A partir de Copenhague, en el 2009, las conferencias de las partes se volvieron crecientemente un asunto de visibilidad política, pues la cuestión se ubicó de lleno en la agenda internacional. Las reuniones empezaron a contar con una presencia cada vez más masiva de negociadores y las delegaciones a estar integradas por líderes políticos del más alto nivel mundial, mientras los medios de comunicación intentaban recoger los detalles técnicos de la negociación lo mejor que podían, pese a su complejidad.

El Acuerdo de París marcó el inicio de una nueva etapa e introdujo un cambio esencial en la arquitectura del régimen climático. A partir de entonces ganaron espacio, casi inevitablemente, los actores no estatales, los estados subnacionales, algunas empresas (cada vez más) deseosas de mostrar que estaban dispuestas a recorrer un camino nuevo hacia la transición, las organizaciones no gubernamentales, las comunidades de pueblos originarios -entre los mas afectados por los impactos del cambio climático, pero también por las transformaciones que provocaron el fenómeno-, los jóvenes, que heredarán inexorablemente la devastación ocasionada por estos dos siglos largos de crecimiento desequilibrado y desigual.

La COP 25 de Chile, aunque realizada en Madrid, por cierto, prolonga esta tendencia. En un espacio concebido idealmente para dialogar, encontrar puntos comunes, y acordar, proliferaron los conflictos que nacen de la confrontación de intereses nacionales particulares ocultados hábilmente mediante tecnicismos. Los actores políticos, las naciones, parecen cada vez más incapaces de alcanzar un acuerdo mínimo. Prevalecen los lideres irresponsables, superficiales, insensibles.

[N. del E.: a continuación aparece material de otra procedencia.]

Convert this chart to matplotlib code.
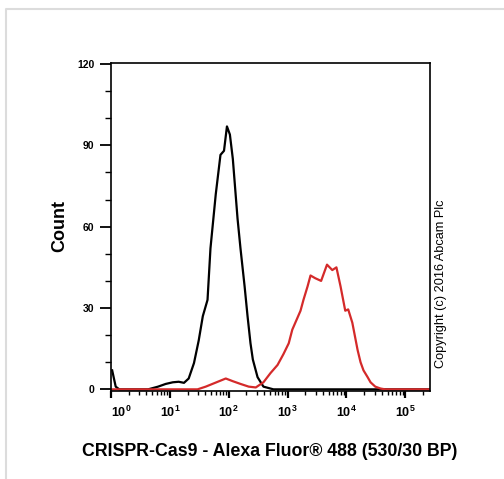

Lo que Paul Krugman califico ‘the unwisdom of elites” se ha hecho mas severo y mas potente en la arena internacional -y no solo en el ámbito de las decisiones sobre el cambio climático-, e impulsa la fragmentación, a la vez que debilita y aísla los delicados procesos de cooperación aún en marcha.

En estas circunstancias, como la inercia política en las naciones poderosas no consigue ser contrapesada por los esfuerzos de algunos bloques de países, a veces numerosos, pero que carecen de peso suficiente per se para aumentar la potencia del régimen de gobernanza, son precisos nuevos liderazgos, y se hacen claramente visibles aquellos que vienen de los bordes del sistema y expresan mayormente rechazo.

La construcción social del liderazgo no exime de observar que hay un vacío nacido de la incapacidad para la acción y para la ambición al enfrentar el cambio climático, cuando la acción es tan imprescindible como urgente.

No basta sin embargo, con un puro liderazgo mediático; es preciso construir o, más precisamente reconstruir, uno orientado a la cooperación y capaz de ser solidario.

Para eso tal vez sea necesario crear una nueva vía para canalizar los impulsos de cooperación que hoy parecen insuficientes para movilizar plenamente el Acuerdo de París.

[1] La COP 25, la vigésimo quinta conferencia de las Partes de la Convención Marco de las Naciones Unidas sobre el Cambio Climático, celebrada en Madrid del 2 al 13 de diciembre de 2019, que en la práctica concluyó el 15 de ese mes.

[2] No incluimos naturalmente en esta caracterización la Cumbre de Rio en 1992, donde se acordó la Convención Marco de las Naciones Unidas sobre el Cambio Climático y fue un evento de extraordinaria convocatoria social.